Dawn view south toward the Delta Fire.
With the Delta Fire still raging through the Slate Creek watershed and growing to a depressing 40,580 acres, I thought it might be helpful to look at some positive developments going on with containing the fire. I want to admonish that all of what I have to say is from my own observation and interpretation of the maps. All the maps are available to the public, though some may be harder to ferret out. I apologize for any mistakes or misinterpretation of the data.
That said, the first thing I want to point out is that though the fire continues to grow, its pace has slowed, giving the firefighters a window to get some assets in place and try to slow the advance. Looking at the fire on Thursday morning compared to this evening is a little reassuring.
Obviously the fire is larger than we would like, but when I went to bed Wednesday night I was expecting things to be far worse on Thursday. Moreover, I figured the fire would have consumed Tamarack Lake by this point and moved further up the Sacramento River canyon as well. As of Saturday night, neither of those two things have happened yet. Both could still be lost to the fire but at least at this point there is a fighting chance to save them and hope yet remains.
Another big blessing was the fact the the Delta Fire erupted in between the Hirz and Carr Fires. That meant that assets were close at hand and, just as important, many fire lines had already been cut. These were contingency lines to contain the Carr and Hirz if they jumped the lines that ultimately checked them. Nonetheless, they could swiftly be manned and brought into play to protect structures and unburned terrain.
One good example of this was at Vollmers, where most of the homes seemed to have been saved. The contingency line for the Carr held the Delta Fire back.
The purple ‘x’ line is a Carr Fire contingency line. The black ‘x’ line is new fire line cut in to fight the Delta Fire.
The lines at Vollmers have been strengthened but and most of the canyon is outside the fire’s perimeter. That would likely not be the case if the contingency lines were not already in place. Unfortunately, the nearby hamlet of Delta has now fallen within the fire’s perimeter, where it had been excluded before. At this point, the fate of the homes is uncertain. Let’s hope they are still there.
Delta now inside the fire’s lines.
Another place where firefighters have made a valiant stand is to protect the homes in the secluded neighborhood of Highland Springs. This collection of houses lies in a hidden area on the west side of the canyon. A fire line was quickly cut in on the south side of the area and, thus far, has managed to hold the flames back. It isn’t exactly containment but it is a significant victory.
Highland Springs if the light colored block above the black ‘x’ line, which notes a fire bulldozed fire line.
The Highland Springs area is part of a really active firefighting area.

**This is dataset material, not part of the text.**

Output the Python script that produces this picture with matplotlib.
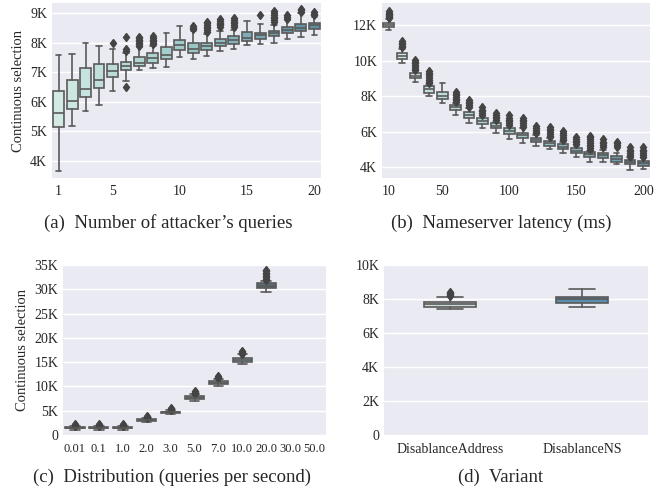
import matplotlib
matplotlib.use("Agg")
import matplotlib.pyplot as plt
import seaborn as sns
from matplotlib.colors import LinearSegmentedColormap
from matplotlib.ticker import FuncFormatter

# (a) number of attacker's queries
a_labels = [str(i) for i in range(1, 21)]
a_lo  = [3670, 5190, 5700, 5900, 6350, 6690, 7090, 7125, 7170, 7510, 7430, 7540, 7700, 7790, 7905, 7965, 8000, 8110, 8190, 8270]
a_q1  = [5160, 5740, 6170, 6470, 6820, 7080, 7200, 7320, 7450, 7760, 7660, 7760, 7870, 7960, 8050, 8130, 8240, 8320, 8380, 8470]
a_med = [5620, 6010, 6440, 6730, 7030, 7200, 7300, 7490, 7570, 7930, 7790, 7880, 7990, 8100, 8150, 8250, 8320, 8440, 8500, 8580]
a_q3  = [6360, 6750, 7140, 7260, 7290, 7360, 7510, 7640, 7850, 8100, 7990, 8000, 8110, 8210, 8360, 8340, 8390, 8520, 8640, 8680]
a_hi  = [7590, 7620, 8000, 7880, 7790, 7640, 7850, 7900, 8340, 8570, 8380, 8300, 8390, 8440, 8730, 8640, 8580, 8750, 9000, 8860]
a_fliers = [[], [], [], [], [7990], [6490, 7720, 7780, 8200],
            [7900, 7950, 8000, 8050, 8100, 8150, 8200],
            [7950, 8000, 8050, 8100, 8150, 8220], [], [],
            [8450, 8500, 8550],
            [8360, 8420, 8480, 8540, 8600, 8650, 8700],
            [8530, 8580, 8630, 8680, 8730, 8790],
            [8530, 8590, 8650, 8710, 8770, 8840], [], [8920],
            [8700, 8760, 8820, 8880, 8940, 9000, 9060],
            [8810, 8870, 8940], [9030, 9090, 9150], [8920, 8980, 9050]]

# (b) nameserver latency (ms)
b_labels = [str(i) for i in range(10, 201, 10)]
b_lo  = [11720, 9880, 8780, 8010, 7600, 6940, 6510, 6200, 5950, 5580, 5390, 5200, 5020, 4790, 4570, 4320, 4320, 4180, 3850, 3890]
b_q1  = [11900, 10070, 9010, 8200, 7840, 7230, 6790, 6440, 6200, 5880, 5670, 5410, 5200, 5020, 4790, 4600, 4550, 4320, 4180, 4080]
b_med = [12000, 10260, 9150, 8390, 8030, 7380, 6940, 6610, 6330, 6060, 5820, 5540, 5350, 5160, 4940, 4740, 4700, 4460, 4290, 4230]
b_q3  = [12100, 10410, 9290, 8570, 8220, 7510, 7100, 6760, 6480, 6200, 5950, 5670, 5480, 5300, 5070, 4850, 4830, 4640, 4420, 4360]
b_hi  = [12320, 10640, 9400, 8650, 8730, 7640, 7320, 6890, 6570, 6330, 6200, 5820, 5630, 5440, 5220, 4900, 4980, 4830, 4570, 4510]
b_fliers = [[12380, 12440, 12500, 12560, 12620, 12700, 12780],
            [10780, 10850, 10930, 11000, 11080],
            [9450, 9550, 9650, 9750, 9850, 9950, 10050],
            [8720, 8820, 8920, 9020, 9120, 9220, 9320, 9420],
            [],
            [7690, 7780, 7870, 7960, 8050, 8150, 8230],
            [7410, 7500, 7600, 7700, 7800],
            [6950, 7050, 7150, 7250, 7400],
            [6660, 6750, 6850, 6950, 7080],
            [6380, 6480, 6580, 6680, 6780, 6950],
            [6290, 6380, 6480, 6580, 6680, 6780],
            [5920, 6000, 6100, 6200, 6300],
            [5690, 5780, 5880, 5980, 6080, 6180, 6280],
            [5540, 5620, 5720, 5820, 5920, 6050],
            [5310, 5400, 5500, 5600, 5720],
            [4980, 5080, 5180, 5280, 5380, 5480, 5580, 5680, 5780],
            [5160, 5250, 5350, 5450, 5580],
            [5160, 5250, 5350, 5420],
            [4600, 4700, 4800, 4900, 5000, 5120],
            [4600, 4700, 4800, 4900, 5000, 5120]]

# (c) distribution (queries per second); 30.0 and 50.0 have no data
c_labels = ["0.01", "0.1", "1.0", "2.0", "3.0", "5.0", "7.0", "10.0", "20.0", "30.0", "50.0"]
c_lo  = [1050, 1050, 1050, 2750, 4350, 7070, 10150, 14620, 29380]
c_q1  = [1380, 1380, 1380, 2950, 4550, 7360, 10430, 14970, 30200]
c_med = [1500, 1500, 1500, 3080, 4670, 7690, 10770, 15440, 30740]
c_q3  = [1620, 1620, 1620, 3220, 4800, 8100, 11120, 15920, 31230]
c_hi  = [1850, 1850, 1850, 3500, 5150, 8380, 11530, 16620, 31700]
c_fliers = [[1950, 2050, 2150, 2250], [1950, 2050, 2150, 2250], [1950, 2050, 2150, 2250],
            [3600, 3700, 3800, 3950], [5250, 5350, 5450, 5620],
            [8480, 8580, 8700, 8850, 9000], [11650, 11800, 11950, 12150],
            [16750, 16900, 17100, 17300],
            [31900, 32200, 32500, 32800, 33100, 33400, 33700, 34000]]

# (d) variant
d_labels = ["DisablanceAddress", "DisablanceNS"]
d_lo  = [7390, 7550]
d_q1  = [7550, 7745]
d_med = [7690, 7980]
d_q3  = [7820, 8140]
d_hi  = [8140, 8590]
d_fliers = [[8200, 8260, 8320, 8380, 8440], []]

sns.set_theme(style="darkgrid")
plt.rcParams["font.family"] = ["Liberation Serif", "DejaVu Serif"]

LINE = "#5a5a5a"


def kfmt(v, pos):
    if v == 0:
        return "0"
    return f"{int(round(v / 1000))}K"


def draw(ax, lo, q1, med, q3, hi, fliers, colors, width=0.8, pad=4):
    stats = []
    for i in range(len(med)):
        stats.append({"whislo": lo[i], "q1": q1[i], "med": med[i],
                      "q3": q3[i], "whishi": hi[i], "fliers": fliers[i]})
    bp = ax.bxp(stats, positions=range(len(med)), widths=width,
                patch_artist=True, manage_ticks=False,
                boxprops=dict(edgecolor=LINE, linewidth=1.2),
                medianprops=dict(color=LINE, linewidth=1.2),
                whiskerprops=dict(color=LINE, linewidth=1.2),
                capprops=dict(color=LINE, linewidth=1.2),
                flierprops=dict(marker="d", markerfacecolor="#444444",
                                markeredgecolor="#444444", markersize=4.5))
    for patch, c in zip(bp["boxes"], colors):
        patch.set_facecolor(c)
    ax.yaxis.set_major_formatter(FuncFormatter(kfmt))
    ax.xaxis.grid(False)
    ax.tick_params(axis="both", labelsize=10, length=0)
    ax.tick_params(axis="x", pad=pad)
    for s in ax.spines.values():
        s.set_visible(False)


fig = plt.figure(figsize=(6.6, 4.9), dpi=100)

cmap_ab = LinearSegmentedColormap.from_list("ab", ["#d2e9e4", "#9ccaca", "#5b8ea3"])

ax_a = fig.add_axes([52 / 660, 1 - 178 / 490, 269 / 660, 175 / 490])
draw(ax_a, a_lo, a_q1, a_med, a_q3, a_hi, a_fliers,
     [cmap_ab(i / 19) for i in range(20)], pad=5)
ax_a.set_xlim(-0.5, 19.5)
ax_a.set_ylim(3420, 9340)
ax_a.set_yticks([4000, 5000, 6000, 7000, 8000, 9000])
ax_a.set_xticks([0, 4, 9, 14, 19])
ax_a.set_xticklabels([a_labels[i] for i in [0, 4, 9, 14, 19]])
ax_a.set_ylabel("Continuous selection", fontsize=10.5)

ax_b = fig.add_axes([382 / 660, 1 - 178 / 490, 268 / 660, 175 / 490])
draw(ax_b, b_lo, b_q1, b_med, b_q3, b_hi, b_fliers,
     [cmap_ab(i / 19 * 0.95) for i in range(20)], pad=5)
ax_b.set_xlim(-0.5, 19.5)
ax_b.set_ylim(3400, 13240)
ax_b.set_yticks([4000, 6000, 8000, 10000, 12000])
ax_b.set_xticks([0, 4, 9, 14, 19])
ax_b.set_xticklabels([b_labels[i] for i in [0, 4, 9, 14, 19]])

c_colors = ["#3f5a63", "#3f5a63", "#3f5a63", "#4b6b75", "#4b6b75", "#6c8d96",
            "#6f95a0", "#7db3c4", "#556f78"]
ax_c = fig.add_axes([63 / 660, 1 - 435 / 490, 263 / 660, 170 / 490])
draw(ax_c, c_lo, c_q1, c_med, c_q3, c_hi, c_fliers, c_colors, pad=6)
ax_c.set_xlim(-0.5, 10.5)
ax_c.set_ylim(0, 35000)
ax_c.set_yticks(range(0, 35001, 5000))
ax_c.set_xticks(range(len(c_labels)))
ax_c.set_xticklabels(c_labels)
ax_c.tick_params(axis="x", labelsize=9)
ax_c.set_ylabel("Continuous selection", fontsize=10.5)

ax_d = fig.add_axes([384 / 660, 1 - 435 / 490, 264 / 660, 170 / 490])
draw(ax_d, d_lo, d_q1, d_med, d_q3, d_hi, d_fliers, ["#c8dcd5", "#5b8eab"],
     width=0.4, pad=6)
ax_d.set_xlim(-0.5, 1.5)
ax_d.set_ylim(0, 10000)
ax_d.set_yticks(range(0, 10001, 2000))
ax_d.set_xticks([0, 1])
ax_d.set_xticklabels(d_labels)

# sub-captions
fig.text(168 / 660, 1 - 223 / 490, "(a)  Number of attacker\u2019s queries",
         ha="center", va="center", fontsize=13.5)
fig.text(501 / 660, 1 - 223 / 490, "(b)  Nameserver latency (ms)",
         ha="center", va="center", fontsize=13.5)
fig.text(172 / 660, 1 - 477 / 490, "(c)  Distribution (queries per second)",
         ha="center", va="center", fontsize=13.5)
fig.text(501 / 660, 1 - 477 / 490, "(d)  Variant",
         ha="center", va="center", fontsize=13.5)

fig.savefig("out.png", dpi=100)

This is the most critical part of the containment operation at this time. Holding the fire where it is right now will prevent the fire from advancing up the Sacramento River canyon and threatening Sims, Sweetbriar, Castella and Dunsmuir. I reckon this is where a lot of resources are being thrown into the fray.
The above map gives a broader picture of some of the firefighting operations that are currently ongoing. There is already a usable fire line cut along Middle Ridge. I believe that back burning operations have already begun there. Not only does this help hold back the fire from heading toward more populated areas, it also helps defend natural places like Tamarack Lake. The rest of the ridge running to west is still vulnerable. Hopefully this is the next area targeted for attack.
We’ll have to see what the fire does tonight before being able to guess what the next stage of containing the Delta Fire looks like. I think there is some factors that give some flickers of optimism at this time. Nonetheless, the situation is still very fluid and the whole effort could go sideways. Let us pray that proves not to be the case.